-------- Data block --------
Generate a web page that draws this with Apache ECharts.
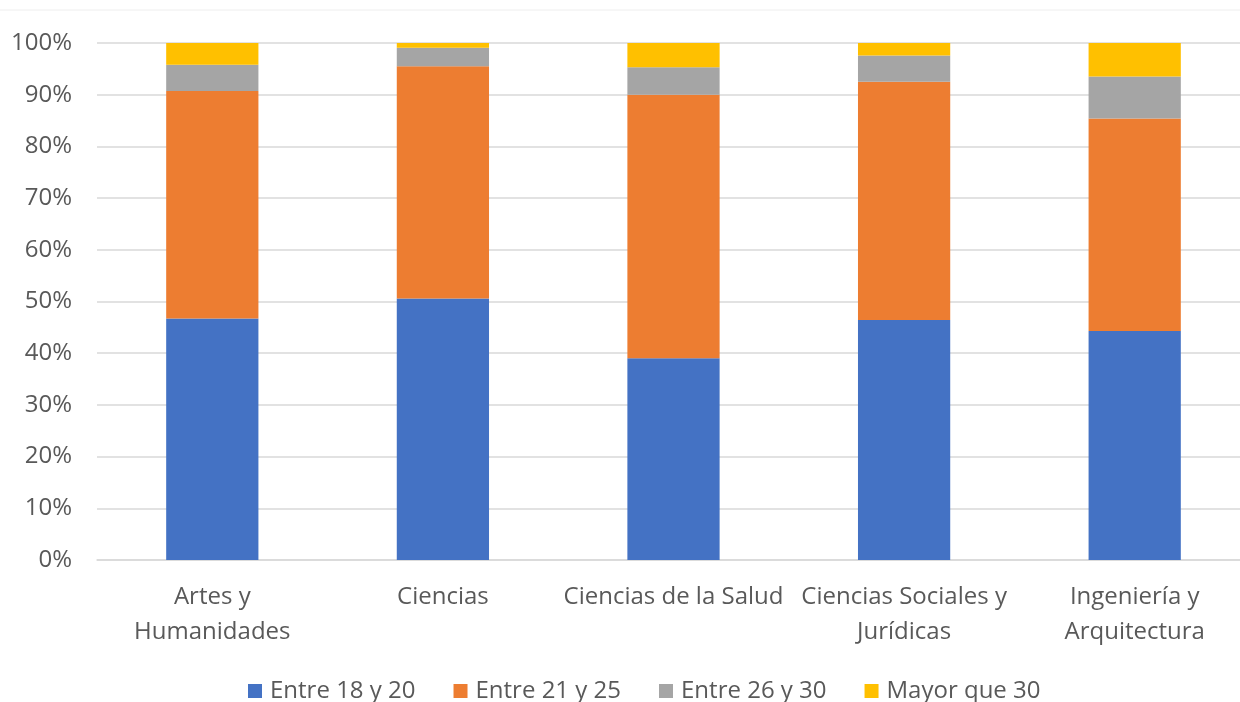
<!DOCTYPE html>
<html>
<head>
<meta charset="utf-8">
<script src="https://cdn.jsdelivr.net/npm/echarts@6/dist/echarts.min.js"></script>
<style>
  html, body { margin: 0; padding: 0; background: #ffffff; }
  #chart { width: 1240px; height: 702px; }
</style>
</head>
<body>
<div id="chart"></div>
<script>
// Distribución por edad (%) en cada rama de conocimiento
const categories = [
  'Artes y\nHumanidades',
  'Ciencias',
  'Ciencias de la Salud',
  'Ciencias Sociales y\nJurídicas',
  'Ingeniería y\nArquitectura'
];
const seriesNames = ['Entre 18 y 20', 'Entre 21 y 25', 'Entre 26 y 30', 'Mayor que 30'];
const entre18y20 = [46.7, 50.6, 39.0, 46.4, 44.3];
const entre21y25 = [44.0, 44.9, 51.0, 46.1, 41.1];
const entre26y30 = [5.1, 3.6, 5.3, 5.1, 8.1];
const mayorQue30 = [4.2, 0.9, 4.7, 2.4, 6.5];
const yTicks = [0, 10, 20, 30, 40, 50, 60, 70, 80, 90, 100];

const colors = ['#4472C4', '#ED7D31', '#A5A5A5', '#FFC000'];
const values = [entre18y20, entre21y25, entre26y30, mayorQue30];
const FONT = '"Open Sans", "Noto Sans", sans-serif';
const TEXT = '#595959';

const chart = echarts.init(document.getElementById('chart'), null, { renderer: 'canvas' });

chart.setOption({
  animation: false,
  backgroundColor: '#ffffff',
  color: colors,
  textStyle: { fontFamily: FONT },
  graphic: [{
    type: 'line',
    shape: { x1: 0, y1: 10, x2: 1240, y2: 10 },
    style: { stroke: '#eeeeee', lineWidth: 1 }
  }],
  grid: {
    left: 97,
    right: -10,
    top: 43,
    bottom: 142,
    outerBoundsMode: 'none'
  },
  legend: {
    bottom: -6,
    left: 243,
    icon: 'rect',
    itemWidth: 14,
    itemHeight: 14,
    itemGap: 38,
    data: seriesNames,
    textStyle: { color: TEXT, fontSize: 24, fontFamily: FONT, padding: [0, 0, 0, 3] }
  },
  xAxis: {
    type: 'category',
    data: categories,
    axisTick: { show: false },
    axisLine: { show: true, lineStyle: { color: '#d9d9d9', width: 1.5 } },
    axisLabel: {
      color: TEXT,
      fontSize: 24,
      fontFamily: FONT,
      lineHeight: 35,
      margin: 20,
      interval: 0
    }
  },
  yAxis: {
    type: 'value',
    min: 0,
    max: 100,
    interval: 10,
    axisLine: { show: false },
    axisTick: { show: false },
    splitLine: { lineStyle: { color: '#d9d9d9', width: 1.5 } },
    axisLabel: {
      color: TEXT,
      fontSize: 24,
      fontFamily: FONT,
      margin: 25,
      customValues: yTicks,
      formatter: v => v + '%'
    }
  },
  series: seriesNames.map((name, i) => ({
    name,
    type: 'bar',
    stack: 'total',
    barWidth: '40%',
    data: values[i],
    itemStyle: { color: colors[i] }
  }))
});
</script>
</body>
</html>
--------
§ **Task to carry out**: Each line above is to be copied verbatim. Drop any image from the copy.

§ **Written solution**:
Generate a web page that draws this with Apache ECharts.
<!DOCTYPE html>
<html>
<head>
<meta charset="utf-8">
<script src="https://cdn.jsdelivr.net/npm/echarts@6/dist/echarts.min.js"></script>
<style>
  html, body { margin: 0; padding: 0; background: #ffffff; }
  #chart { width: 1240px; height: 702px; }
</style>
</head>
<body>
<div id="chart"></div>
<script>
// Distribución por edad (%) en cada rama de conocimiento
const categories = [
  'Artes y\nHumanidades',
  'Ciencias',
  'Ciencias de la Salud',
  'Ciencias Sociales y\nJurídicas',
  'Ingeniería y\nArquitectura'
];
const seriesNames = ['Entre 18 y 20', 'Entre 21 y 25', 'Entre 26 y 30', 'Mayor que 30'];
const entre18y20 = [46.7, 50.6, 39.0, 46.4, 44.3];
const entre21y25 = [44.0, 44.9, 51.0, 46.1, 41.1];
const entre26y30 = [5.1, 3.6, 5.3, 5.1, 8.1];
const mayorQue30 = [4.2, 0.9, 4.7, 2.4, 6.5];
const yTicks = [0, 10, 20, 30, 40, 50, 60, 70, 80, 90, 100];

const colors = ['#4472C4', '#ED7D31', '#A5A5A5', '#FFC000'];
const values = [entre18y20, entre21y25, entre26y30, mayorQue30];
const FONT = '"Open Sans", "Noto Sans", sans-serif';
const TEXT = '#595959';

const chart = echarts.init(document.getElementById('chart'), null, { renderer: 'canvas' });

chart.setOption({
  animation: false,
  backgroundColor: '#ffffff',
  color: colors,
  textStyle: { fontFamily: FONT },
  graphic: [{
    type: 'line',
    shape: { x1: 0, y1: 10, x2: 1240, y2: 10 },
    style: { stroke: '#eeeeee', lineWidth: 1 }
  }],
  grid: {
    left: 97,
    right: -10,
    top: 43,
    bottom: 142,
    outerBoundsMode: 'none'
  },
  legend: {
    bottom: -6,
    left: 243,
    icon: 'rect',
    itemWidth: 14,
    itemHeight: 14,
    itemGap: 38,
    data: seriesNames,
    textStyle: { color: TEXT, fontSize: 24, fontFamily: FONT, padding: [0, 0, 0, 3] }
  },
  xAxis: {
    type: 'category',
    data: categories,
    axisTick: { show: false },
    axisLine: { show: true, lineStyle: { color: '#d9d9d9', width: 1.5 } },
    axisLabel: {
      color: TEXT,
      fontSize: 24,
      fontFamily: FONT,
      lineHeight: 35,
      margin: 20,
      interval: 0
    }
  },
  yAxis: {
    type: 'value',
    min: 0,
    max: 100,
    interval: 10,
    axisLine: { show: false },
    axisTick: { show: false },
    splitLine: { lineStyle: { color: '#d9d9d9', width: 1.5 } },
    axisLabel: {
      color: TEXT,
      fontSize: 24,
      fontFamily: FONT,
      margin: 25,
      customValues: yTicks,
      formatter: v => v + '%'
    }
  },
  series: seriesNames.map((name, i) => ({
    name,
    type: 'bar',
    stack: 'total',
    barWidth: '40%',
    data: values[i],
    itemStyle: { color: colors[i] }
  }))
});
</script>
</body>
</html>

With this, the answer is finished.